O tesouro e a pérola fizeram com que o descobridor vendesse tudo, ou seja, abandonasse tudo o que possuía a fim de apoderar-se daquela preciosidade. Quem descobre o “reino” de Deus logo percebe que tudo o mais é irrelevante, aderindo completamente àquele. Diante da grandeza do “reino”, todos os bens materiais ficam sem valor e não se comparam a ele. Mas como toda comparação é imperfeita, o encontrador do tesouro e o comprador da pérola manifestam uma imagem egoísta assim como se o “reino” pudesse ser possuído totalmente por uma pessoa só, o que de fato não corresponde à sua verdadeira essência, pois o “reino” é de todos. Porém o objetivo da parábola é demonstrar a sua incomparável grandeza frente a todas as realidades materiais. A imagem da rede cheia de peixes tem uma conotação diferente, por referir-se a uma situação de seletividade, dando a entender que nem todos estão aptos a pertencerem ao “reino”. Estes seriam aqueles que pretendem obter o tesouro ou a pérola sem, contudo, se desfazerem dos seus bens terrenos, por isso ficam corrompidos e divididos e precisam ser excluídos do grupo dos eleitos.

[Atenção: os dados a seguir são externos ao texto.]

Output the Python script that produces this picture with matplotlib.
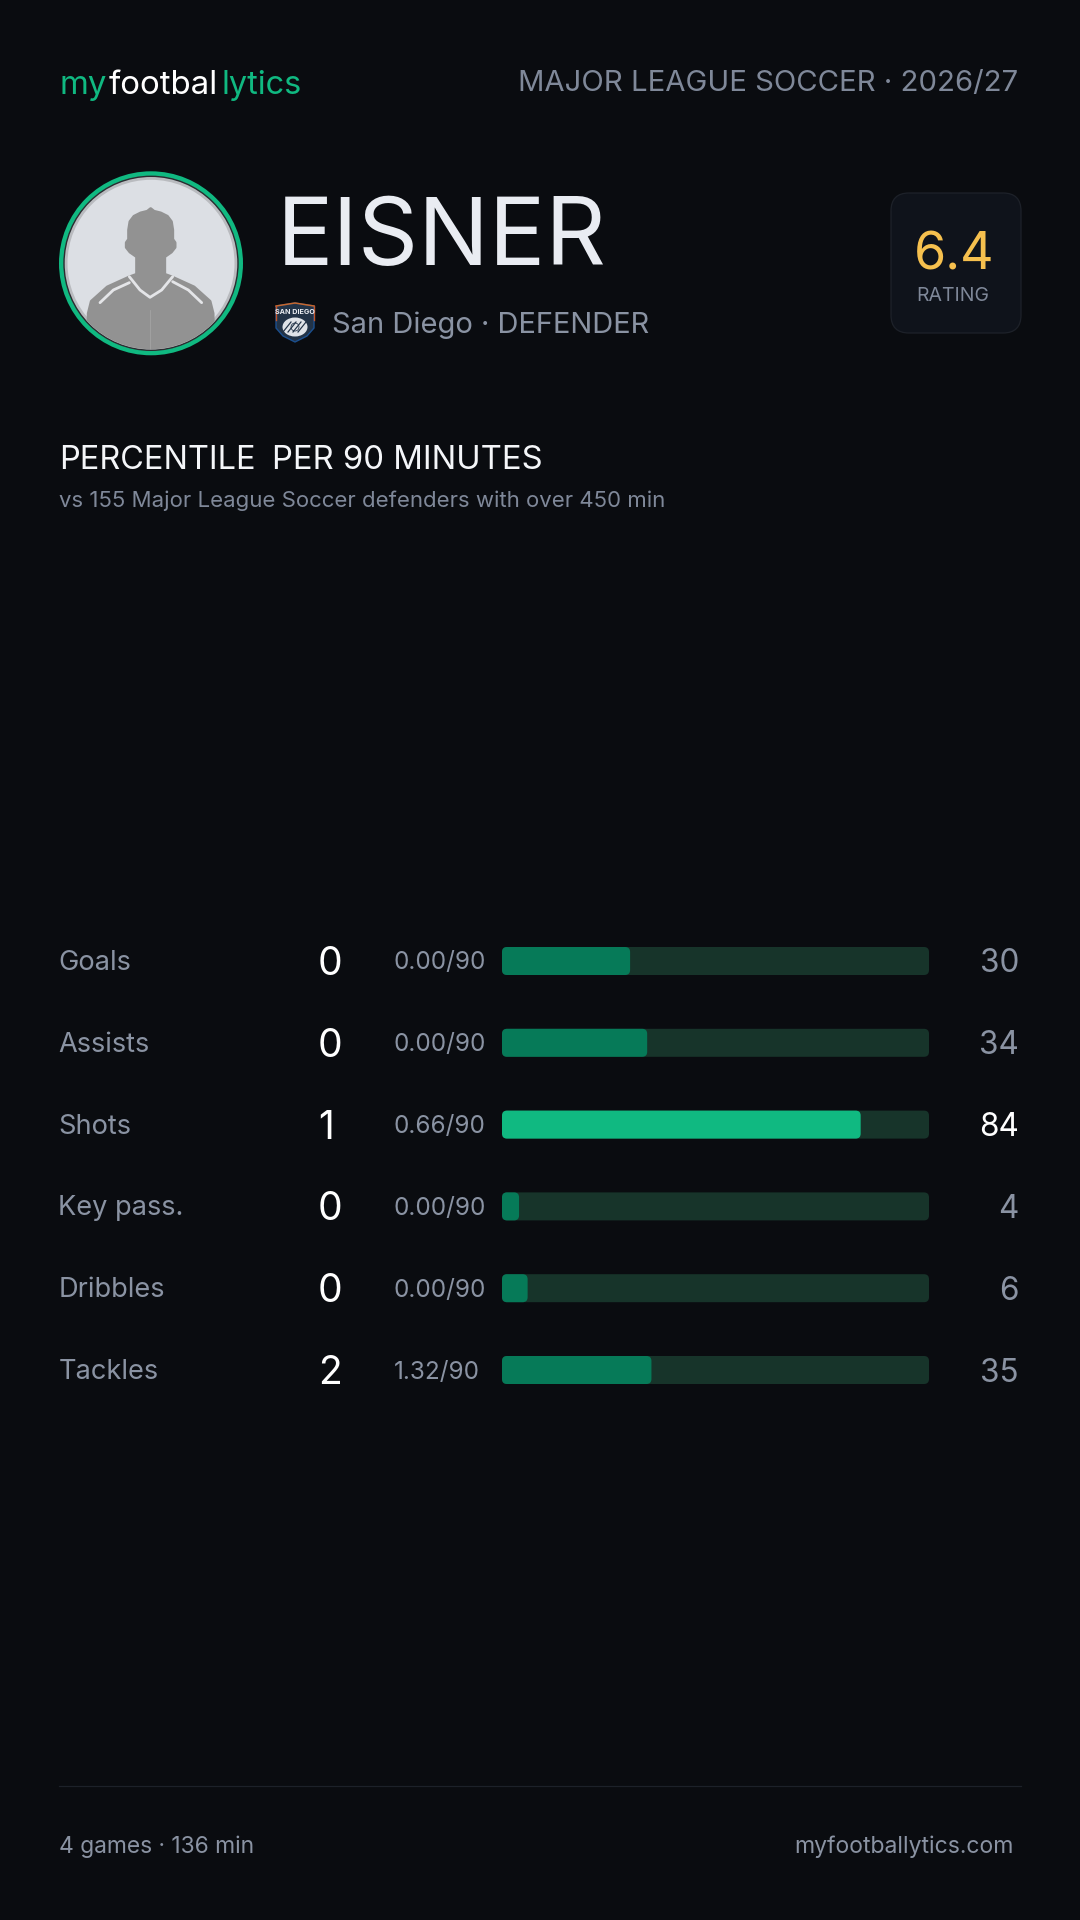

A parte mais interessante vem agora, quando Jesus pergunta se todos entenderam. Eles respondem que sim, então Jesus completa: “todo o mestre da Lei, que se torna discípulo do Reino dos Céus, é como um pai de família que tira do seu tesouro coisas novas e velhas.” O evangelista não explica essa conclusão, que parece estar dissociada das parábolas apresentadas. Primeiro, porque os ouvintes de Jesus não eram mestres da Lei. Segundo, o que significa esse tesouro que tem coisas novas e velhas? Tudo indica que, na elaboração desse texto, o evangelista tomou vários manuscritos e os integrou sem preocupar-se com a harmonização dos conteúdos. No meu entendimento, essa conclusão não é propriamente um fecho das três parábolas, mas uma referência aos fariseus, que eram mestres da Lei e que, ao se converterem para o novo “reino”, deveriam ser capazes de conciliar os ensinamentos da Torah antiga com a Boa Nova trazida por Cristo. Através de outras passagens dos evangelhos, sabe-se que nem todos os fariseus se opuseram a Jesus, mas alguns se converteram e se tornaram seus discípulos, ainda que secretamente, por receio da represália dos outros. Estes foram os que souberam retirar do seu tesouro familiar as coisas novas e velhas.
Que o divino Mestre nos conceda a sabedoria salomônica para não ficarmos apegados ao passado e sempre sabermos transformar velhas doutrinas em novas idéias, acompanhando a evolução da sociedade.